Tunguska: The hunt goes on

As Space mysteries go things don’t get any bigger than Tunguska! In 1908 something exploded over a remote region of Siberia devastating over 2,000 km2 of forest. Unfortunately, an organised scientific expedition didn’t visit the area until 1927 and were unable to locate any material from the object. We will probably never know for sure what it was that penetrated the Earth’s atmosphere at cosmic velocity and then exploded with an energy that is estimated to have been between 10 and 30 megatons of TNT.


A photo taken by the 1927 expedition showing the devastation caused by the 1908 Tunguska explosion Image: Wikipedia 

So you can understand the scientific world’s surprise when the normally restrained planetary sciences journal Icarus published a paper by a Russian team claiming to have located material from the 1908 Tunguska meteorite. Anfinogenov et al. (2014) presented evidence which they claimed pointed to a large sandstone boulder called “John’s Stone” as being debris from the cataclysmic Tunguska explosion. But sandstones are also very common rocks on Earth and unknown amongst the meteorite population so far studied. Anfinogenov and team suggested that John’s stone was a new type of meteorite, possibly from Mars.

Following publication of these claims I was contacted by Henning Haack of the Natural History Museum of Denmark, who has studied the Tunguska event in some detail. He naturally felt that these extraordinary claims needed to be followed up and verified, or otherwise, as soon as possible. If John’s Stone was from Mars, oxygen isotope analysis would be the most powerful way to test this. That’s where I came in. Rocks from the earth and Mars have distinct oxygen isotope composition: A previous post “The Mysterious Martian” gives further details.

Dr Yana Anfinogenova, a member of the Russian team was extremely helpful and supportive of our new study providing us with samples of John’s Stone. Henning also contacted Henner Busemann of ETH Zurich, a specialist in noble gas analysis of extraterrestrial samples. Our combined oxygen isotope (see diagram below) and noble gas analyses were conclusive; John’s Stone was not a space rock but a relatively normal terrestrial sandstone. The results of our study have just been published by Icarus as a comment on the original paper and, as is normal in these matters. the authors of the original paper have responded to our comment.

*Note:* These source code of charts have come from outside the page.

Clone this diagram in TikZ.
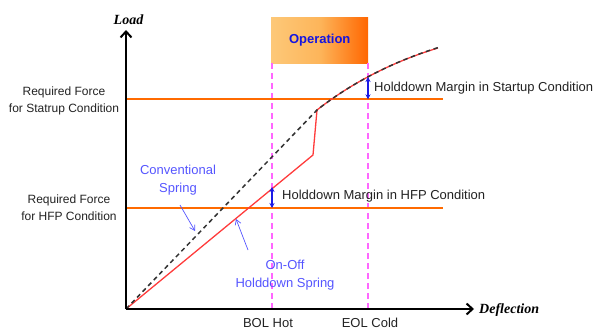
\documentclass[tikz,border=0pt]{standalone}
\usepackage{fontspec}
\setmainfont{Liberation Sans}
\newfontfamily\axisfont{Liberation Serif}
\usetikzlibrary{arrows.meta}
\definecolor{orangeline}{HTML}{FF6A00}
\definecolor{magentadash}{HTML}{FF66FF}
\definecolor{springred}{HTML}{FF3B3B}
\definecolor{marginblue}{HTML}{1A1AE6}
\definecolor{labelblue}{HTML}{5555FF}
\definecolor{boxlight}{HTML}{FDC878}
\definecolor{boxmid}{HTML}{FDB55A}
\definecolor{boxdark}{HTML}{FF6600}
\definecolor{textgray}{HTML}{222222}
\definecolor{optext}{HTML}{1515E0}
\begin{document}
\begin{tikzpicture}[x=1pt,y=-1pt,
  axisline/.style={line width=2.6pt,black},
  axislabel/.style={font=\axisfont\bfseries\itshape\fontsize{14}{16}\selectfont,inner sep=0pt},
  reqline/.style={orangeline,line width=1.8pt},
  stateline/.style={magentadash,line width=1.4pt,dash pattern=on 6pt off 4pt},
  onoff/.style={springred,line width=1.3pt},
  conv/.style={black!80,line width=1.5pt,dash pattern=on 4.5pt off 3.5pt},
  margin/.style={marginblue,line width=1.4pt,{Stealth[length=5pt,width=5pt]}-{Stealth[length=5pt,width=5pt]}},
  pointer/.style={labelblue,line width=0.7pt,-{Straight Barb[length=5pt,width=6pt]}},
  plain/.style={font=\fontsize{13}{18}\selectfont,text=textgray,inner sep=0pt,align=center},
  bluelabel/.style={font=\fontsize{13}{18}\selectfont,text=labelblue,inner sep=0pt,align=center},
  opbox/.style={draw=none,left color=boxlight,right color=boxdark,middle color=boxmid,
    font=\bfseries\fontsize{13}{15}\selectfont,text=optext,inner sep=0pt}
]
\useasboundingbox (0,0) rectangle (597,329);
% operation box
\node[opbox,minimum width=97pt,minimum height=46pt,anchor=north west] (op) at (271,17) {Operation};
% coordinates
\coordinate (O) at (126,309);
\coordinate (ytip) at (126,30);
\coordinate (xtip) at (474,309);
\coordinate (bolT) at (272,63);
\coordinate (bolB) at (272,309);
\coordinate (eolT) at (368,63);
\coordinate (eolB) at (368,309);
\coordinate (sL) at (126,99.3);
\coordinate (sR) at (443,99.3);
\coordinate (hL) at (126,208);
\coordinate (hR) at (443,208);
\coordinate (k1) at (313,155);
\coordinate (k2) at (317,110);
\coordinate (rend) at (438,48);
\coordinate (dend) at (440,47);
\coordinate (m1a) at (272,208);
\coordinate (m1b) at (272,187);
\coordinate (m2a) at (368,99.3);
\coordinate (m2b) at (368,77);
\coordinate (csT) at (180,205);
\coordinate (csH) at (195,231);
\coordinate (ooT) at (248,250);
\coordinate (ooH) at (236,219);
% state lines
\draw[stateline] (bolT) -- (bolB);
\draw[stateline] (eolT) -- (eolB);
% required force lines
\draw[reqline] (sL) -- (sR);
\draw[reqline] (hL) -- (hR);
% springs
\draw[onoff] (O) -- (k1) -- (k2) .. controls (345,88) and (385,64) .. (rend);
\draw[conv] (O) -- (k2) .. controls (345,88) and (385,64) .. (dend);
% margins
\draw[margin] (m1a) -- (m1b);
\draw[margin] (m2a) -- (m2b);
% axes
\draw[axisline,-{Straight Barb[length=6pt,width=11pt,line width=2pt]}] (O) -- (ytip);
\draw[axisline,-{Straight Barb[length=6pt,width=11pt,line width=2pt]}] (O) -- (xtip);
\node[axislabel] (load) at (128.5,20) {Load};
\node[axislabel,anchor=west] (defl) at (479,310) {Deflection};
% labels
\node[plain,font=\fontsize{12}{17}\selectfont] (reqS) at (64,100.5) {Required Force\\for Statrup Condition};
\node[plain,font=\fontsize{12}{17}\selectfont] (reqH) at (69,208) {Required Force\\for HFP Condition};
\node[plain,anchor=west] (hmS) at (374,88) {Holddown Margin in Startup Condition};
\node[plain,anchor=west] (hmH) at (282,196) {Holddown Margin in HFP Condition};
\node[plain] (bol) at (268,323) {BOL Hot};
\node[plain] (eol) at (370,323) {EOL Cold};
\node[bluelabel] (cs) at (178,180) {Conventional\\Spring};
\node[bluelabel] (oo) at (285,275) {On-Off\\Holddown Spring};
\draw[pointer] (csT) -- (csH);
\draw[pointer] (ooT) -- (ooH);
\end{tikzpicture}
\end{document}
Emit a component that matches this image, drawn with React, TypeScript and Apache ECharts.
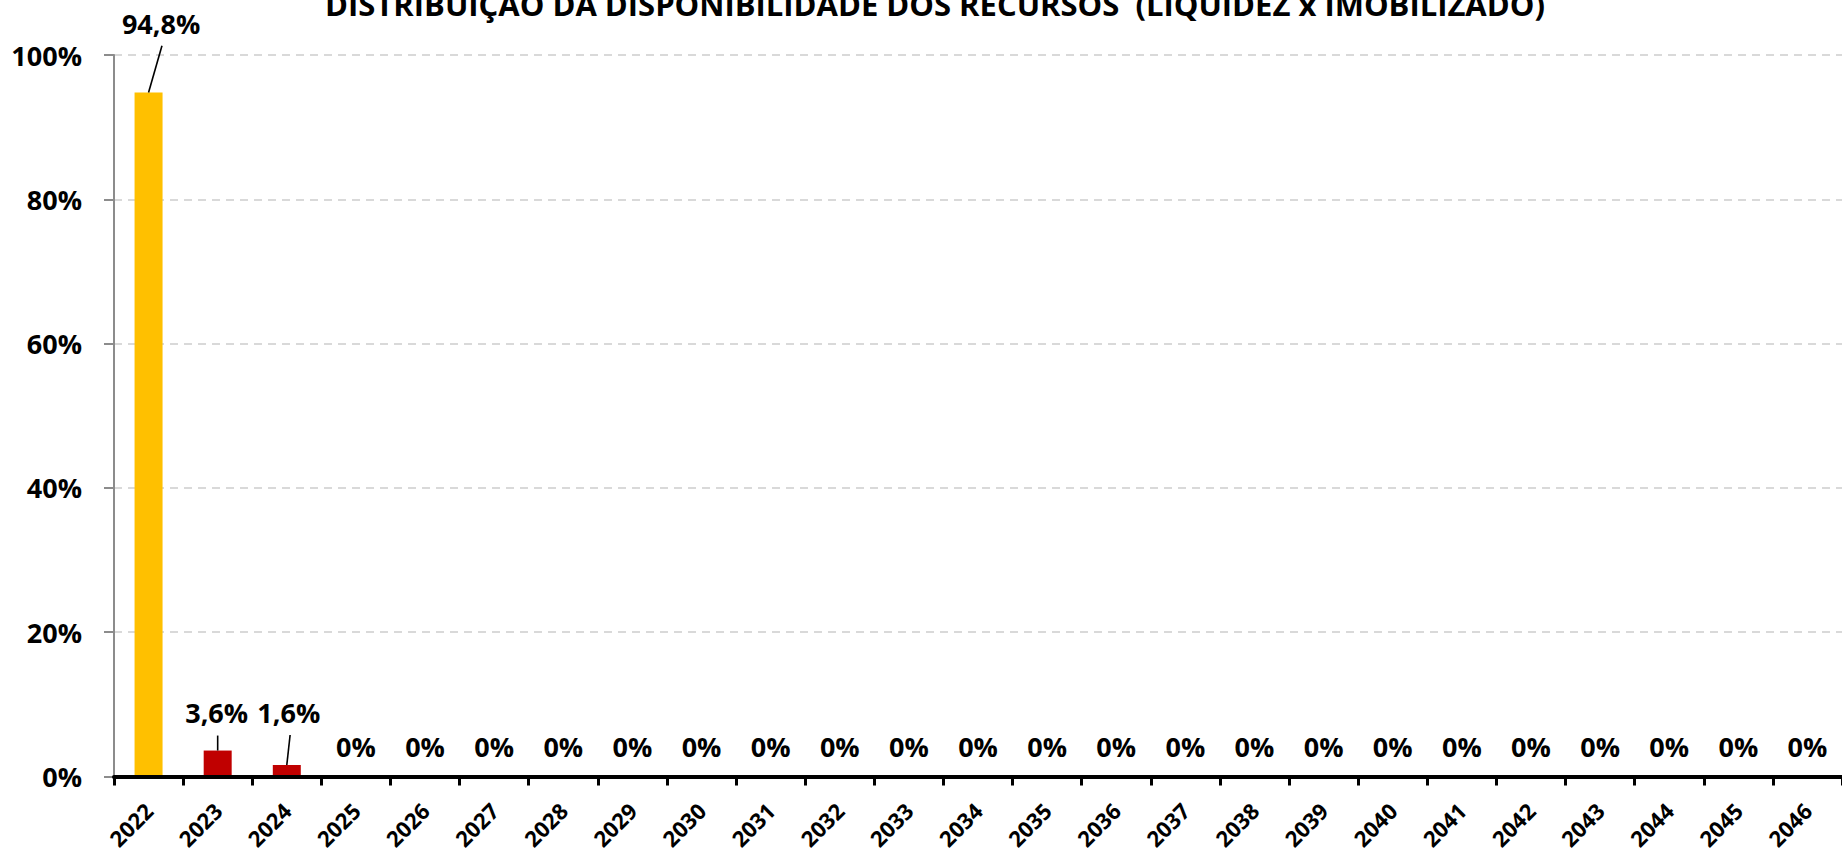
import React, { useEffect, useRef } from "react";
import * as echarts from "echarts";

const TITLE = "DISTRIBUIÇÃO DA DISPONIBILIDADE DOS RECURSOS  (LIQUIDEZ x IMOBILIZADO)";

const years = [
  "2022", "2023", "2024", "2025", "2026", "2027", "2028", "2029", "2030",
  "2031", "2032", "2033", "2034", "2035", "2036", "2037", "2038", "2039",
  "2040", "2041", "2042", "2043", "2044", "2045", "2046",
];

const shares = [
  94.8, 3.6, 1.6, 0, 0, 0, 0, 0, 0,
  0, 0, 0, 0, 0, 0, 0, 0, 0,
  0, 0, 0, 0, 0, 0, 0,
];

const kinds = [
  "Liquidez", "Imobilizado", "Imobilizado", "Imobilizado", "Imobilizado", "Imobilizado",
  "Imobilizado", "Imobilizado", "Imobilizado", "Imobilizado", "Imobilizado", "Imobilizado",
  "Imobilizado", "Imobilizado", "Imobilizado", "Imobilizado", "Imobilizado", "Imobilizado",
  "Imobilizado", "Imobilizado", "Imobilizado", "Imobilizado", "Imobilizado", "Imobilizado",
  "Imobilizado",
];

const yMin = 0;
const yMax = 100;
const yStep = 20;

const FONT = "'Open Sans', 'Noto Sans', sans-serif";
const kindColor: Record<string, string> = { Liquidez: "#FFC000", Imobilizado: "#C00000" };

// label displacement (px) for the labels that sit away from their bar, and guide lines
const labelShift: Record<number, [number, number]> = {
  0: [12.5, -54],
  1: [-1, -23],
  2: [2, -37],
};
const guideEnd: Record<number, [number, number]> = {
  0: [13.4, -46.7],
  1: [0, -15],
  2: [3.3, -30],
};

function fmt(v: number): string {
  if (v === 0) return "0%";
  return v.toFixed(1).replace(".", ",") + "%";
}

export default function App() {
  const ref = useRef<HTMLDivElement>(null);

  useEffect(() => {
    if (!ref.current) return;
    const chart = echarts.init(ref.current, null, { renderer: "svg" });

    const guided = shares.map((v, i) => i).filter((i) => guideEnd[i] !== undefined);

    const option: any = {
      animation: false,
      backgroundColor: "#ffffff",
      graphic: [
        {
          type: "text",
          x: 935,
          y: 4,
          style: {
            text: TITLE,
            fill: "#000",
            font: `bold 31px ${FONT}`,
            textAlign: "center",
            textVerticalAlign: "middle",
          },
        },
      ],
      grid: { left: 114, top: 55, width: 1730, height: 722, containLabel: false },
      xAxis: {
        type: "category",
        data: years,
        boundaryGap: true,
        axisLine: { show: true, lineStyle: { color: "#000", width: 4 } },
        axisTick: { show: true, alignWithLabel: false, length: 9, lineStyle: { color: "#000", width: 3 } },
        axisLabel: {
          interval: 0,
          rotate: 45,
          margin: 30,
          color: "#000",
          fontFamily: FONT,
          fontWeight: "bold",
          fontSize: 22,
        },
        splitLine: { show: false },
        z: 5,
      },
      yAxis: {
        type: "value",
        min: yMin,
        max: yMax,
        interval: yStep,
        axisLine: { show: true, lineStyle: { color: "#8c8c8c", width: 2 } },
        axisTick: { show: true, length: 10, lineStyle: { color: "#8c8c8c", width: 2 } },
        axisLabel: {
          formatter: "{value}%",
          margin: 32,
          color: "#000",
          fontFamily: FONT,
          fontWeight: "bold",
          fontSize: 27,
        },
        splitLine: { show: true, lineStyle: { color: "#d9d9d9", width: 2, type: [8, 6] } },
      },
      series: [
        {
          type: "bar",
          barWidth: 28,
          data: shares.map((v, i) => ({
            value: v,
            itemStyle: { color: kindColor[kinds[i]] },
            label: { offset: labelShift[i] ?? [0, -15] },
          })),
          label: {
            show: true,
            position: "top",
            distance: 0,
            color: "#000",
            fontFamily: FONT,
            fontWeight: "bold",
            fontSize: 27,
            lineHeight: 30,
            formatter: (p: any) => fmt(p.value),
          },
          z: 3,
        },
        {
          type: "custom",
          silent: true,
          z: 6,
          data: guided.map((i) => [i, shares[i]]),
          renderItem: (params: any, api: any) => {
            const idx = guided[params.dataIndex];
            const p = api.coord([api.value(0), api.value(1)]);
            const e = guideEnd[idx];
            return {
              type: "line",
              shape: { x1: p[0], y1: p[1], x2: p[0] + e[0], y2: p[1] + e[1] },
              style: { stroke: "#000", lineWidth: 1.6 },
            };
          },
        },
      ],
    };

    chart.setOption(option);
    return () => chart.dispose();
  }, []);

  return (
    <div
      ref={ref}
      style={{ position: "absolute", left: 0, top: 0, width: 1842, height: 852 }}
    />
  );
}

Perhaps it is disappointing that John’s Stone is not debris from the Tunguska explosion, on the other hand the hunt for the real culprit goes on. Is this just of academic interest? Well, no! Had Tunguska taken place over a population centre the results would have been appalling. At Chelyabinsk we got close to this sort of catastrophe. These events need to be studied and understood. The Russian team that published the 2014 paper may not have correctly identified the Tunguska meteorite, but at least they are trying to locate it and one day may succeed. And that would be really exciting.


In terms of its oxygen isotope composition John’s Stone plots on the Terrestrial Fractionation Line (TFL) within the range of terrestrial quartz-rich rocks. It plots well away from any known Martian sample (SNCs or NWA 7034). The oxygen isotope data clearly indicates that John’s Stone is a rock from Earth and not a fragment from the Tunguska meteorite.

4 thoughts on “Tunguska: The hunt goes on

    • Thanks for your comment.

      The original paper on John’s Stone entitled: “John’s Stone: A possible fragment of the 1908 Tunguska meteorite” by Anfinogenova et al. (2014) Icarus 243, 139-147 is quite recent, which is why you won’t have heard about it until now. In addition, I don’t think it received any media coverage, which is strange in view of the extraordinary nature of the claims that are made in it.


  1. What other kinds of things could “[penetrate] the Earth’s atmosphere at cosmic velocity and then [explode] with an energy that is estimated to have been between 10 and 30 megatons of TNT”? Just other kinds of meteorites (i.e., from sources other than Mars) or…?


    • Many thanks for your comment

      Yes we would only be looking at other types of large meteors, which are often called meteoroids. These would generally be fragments of asteroids that originally came from the asteroid belt between Mars and Jupiter.But comets would also fit the bill and a piece of a planet such as Mars is possible, but much less likely.